Потом уже амазонка поняла, что им в этом смысле тоже весьма повезло – только в тот год в Кильдарге было разоблачено аж три шайки охотников за рабами.

Когда ее с рук на руки сдали тетке, та лишь шлепнула ее пару раз, сохраняя спокойное выражение лица.

Но стоило им переступить порог дома, как она принялась орать на Мариссу громче любой базарной бабы.

Сколько всего Марисса про себя услышала нового!

И что она проклятье ее, Анизы, доставшееся от глупой, ничего не смыслившей в жизни сестры, не понимавшей своего счастья. Что и родилась Марисса по ошибке. Что дикарскую кровь ничем не перешибешь. И вновь –что она ужасное несчастье несчастной честной куртизанки –самой несчастной куртизанки в мире – на которое попусту уходит золото, с таким трудом заработанное в постелях всяких старых козлов.

Она вопила на молча сжавшуюся в уголке племянницу, распаляя себя.

А потом начала бить Мариссу.

Аниза хлестала ее по щекам, потом – заголив зад – ремнем, потом, когда Марисса попыталась вырываться и кусаться, – начала колошматить всякими подлыми приемчиками, которым, видать, обучилась в своей не слишком пристойной юности.

А потом затолкала избитую племянницу в подвал, и посадила на цепь, на которой раньше сидел сторожевой пес Рунн, любимец Мариссы.

Проплакав пару часов, Марисса поняла, что ей нужно сделать.

Разбив старый кувшин, она выбрала осколок поострее, и принялась медленно и методично пилить запястье левой руки.
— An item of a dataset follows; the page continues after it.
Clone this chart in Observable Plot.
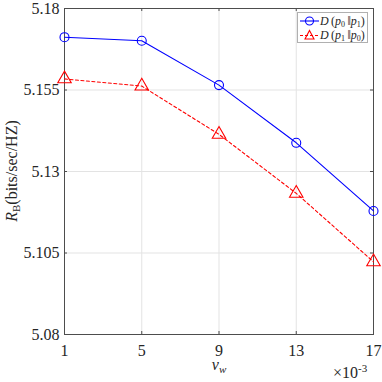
<!DOCTYPE html>
<html><head><meta charset="utf-8">
<script src="https://cdn.jsdelivr.net/npm/d3@7"></script>
<script src="https://cdn.jsdelivr.net/npm/@observablehq/plot@0.6"></script>
<style>
body{margin:0;background:#fff;}
#wrap{position:relative;width:382px;height:382px;font-family:'Liberation Serif','DejaVu Serif',serif;color:#262626;overflow:hidden;}
#wrap svg{position:absolute;left:0;top:0;}
#wrap svg text{font-family:'Liberation Serif','DejaVu Serif',serif;}
.ylab{position:absolute;left:12px;top:171px;transform:translate(-50%,-50%) rotate(-90deg);font-size:16px;white-space:nowrap;}
.xlab{position:absolute;left:219px;top:357px;transform:translateX(-50%);font-size:16px;font-style:italic;line-height:1;}
.exp{position:absolute;left:333px;top:363px;font-size:16px;white-space:nowrap;line-height:1;}
.legend{position:absolute;left:297px;top:12px;width:71px;height:31px;border:1px solid #b0b0b0;background:#fff;font-size:12px;box-sizing:border-box;}
.legend .row{position:absolute;left:2px;height:14px;display:flex;align-items:center;white-space:nowrap;}
.legend sub{font-size:8px;vertical-align:-2px;line-height:0;}
.legend svg{position:static !important;margin-right:1px;}
</style></head><body><div id="wrap"></div>
<script>
const vw = [1, 5, 9, 13, 17];
const seriesNames = ["D(p0||p1)", "D(p1||p0)"];
const dP0P1 = [5.1712, 5.1701, 5.1565, 5.1388, 5.1179];
const dP1P0 = [5.1584, 5.1562, 5.1414, 5.1233, 5.1023];
const xTicks = [1, 5, 9, 13, 17];
const yTicks = [5.08, 5.105, 5.13, 5.155, 5.18];

const rows1 = vw.map((x, i) => ({x, y: dP0P1[i], s: seriesNames[0]}));
const rows2 = vw.map((x, i) => ({x, y: dP1P0[i], s: seriesNames[1]}));

const xDom = [1, 17], yDom = [5.08, 5.18];
const W = 382, H = 382, mL = 64, mR = 9, mT = 8, mB = 48;
const tk = 3;
const xTickLen = tk * (yDom[1] - yDom[0]) / (H - mT - mB);
const yTickLen = tk * (xDom[1] - xDom[0]) / (W - mL - mR);
const axisC = "#4d4d4d";
const serif = "'Liberation Serif','DejaVu Serif',serif";

const plot = Plot.plot({
  width: W, height: H,
  marginLeft: mL, marginRight: mR, marginTop: mT, marginBottom: mB,
  style: {fontFamily: serif, fontSize: "16px", background: "white", color: "#262626"},
  x: {domain: xDom, ticks: xTicks},
  y: {domain: yDom, ticks: yTicks},
  marks: [
    Plot.gridX(xTicks, {stroke: "#e3e3e3", strokeOpacity: 1}),
    Plot.gridY(yTicks, {stroke: "#e3e3e3", strokeOpacity: 1}),
    Plot.frame({stroke: axisC, strokeWidth: 1}),
    Plot.ruleX(xTicks, {y1: yDom[0], y2: yDom[0] + xTickLen, stroke: axisC}),
    Plot.ruleX(xTicks, {y1: yDom[1], y2: yDom[1] - xTickLen, stroke: axisC}),
    Plot.ruleY(yTicks, {x1: xDom[0], x2: xDom[0] + yTickLen, stroke: axisC}),
    Plot.ruleY(yTicks, {x1: xDom[1], x2: xDom[1] - yTickLen, stroke: axisC}),
    Plot.axisX(xTicks, {tickSize: 0, tickPadding: 10, label: null, fill: "#262626", fontSize: 16}),
    Plot.axisY(yTicks, {tickSize: 0, tickPadding: 5, label: null, tickFormat: d => String(d), fill: "#262626", fontSize: 16}),
    Plot.line(rows2, {x: "x", y: "y", stroke: "#ff0000", strokeWidth: 1.1, strokeDasharray: "3,2.5"}),
    Plot.dot(rows2, {x: "x", y: "y", symbol: "triangle", r: 5, stroke: "#ff0000", strokeWidth: 1.1, fill: "none"}),
    Plot.line(rows1, {x: "x", y: "y", stroke: "#0000ff", strokeWidth: 1.1}),
    Plot.dot(rows1, {x: "x", y: "y", symbol: "circle", r: 4.5, stroke: "#0000ff", strokeWidth: 1.1, fill: "none"})
  ]
});

const wrap = document.getElementById("wrap");
wrap.appendChild(plot);
wrap.insertAdjacentHTML("beforeend", `
<div class="ylab"><i>R</i><sub style="font-size:11px;vertical-align:-3px;">B</sub>(bits/sec/HZ)</div>
<div class="xlab">v<sub style="font-size:11px;vertical-align:-3px;">w</sub></div>
<div class="exp">×10<sup style="font-size:11px;vertical-align:6px;">-3</sup></div>
<div class="legend">
  <div class="row" style="top:1px;"><svg width="19" height="12"><line x1="0" y1="6" x2="19" y2="6" stroke="#0000ff" stroke-width="1.1"/><circle cx="9.5" cy="6" r="4" fill="none" stroke="#0000ff" stroke-width="1.1"/></svg><span><i>D</i>&#8201;(<i>p</i><sub>0</sub>&#8201;‖<i>p</i><sub>1</sub>)</span></div>
  <div class="row" style="top:15px;"><svg width="19" height="12"><line x1="0" y1="6.5" x2="19" y2="6.5" stroke="#ff0000" stroke-width="1.1" stroke-dasharray="3,2"/><path d="M9.5,1.5 L14,10 L5,10 Z" fill="none" stroke="#ff0000" stroke-width="1.1"/></svg><span><i>D</i>&#8201;(<i>p</i><sub>1</sub>&#8201;‖<i>p</i><sub>0</sub>)</span></div>
</div>`);
</script>
</body></html>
Пусть она помесь, родившаяся по ошибке, и несчастье своей тетки! Если так –то значит так тому и быть. А в царстве Великой Матери они будут жить все вместе –и мама, и отец, и сестренка. И даже тетку возьмут к себе, когда придет ее срок.

Скверно обожженная глина плохо резала юную упругую кожу, было больно и страшно, и когда, наконец, пошла кровь, Марисса с облегчением улыбнулась.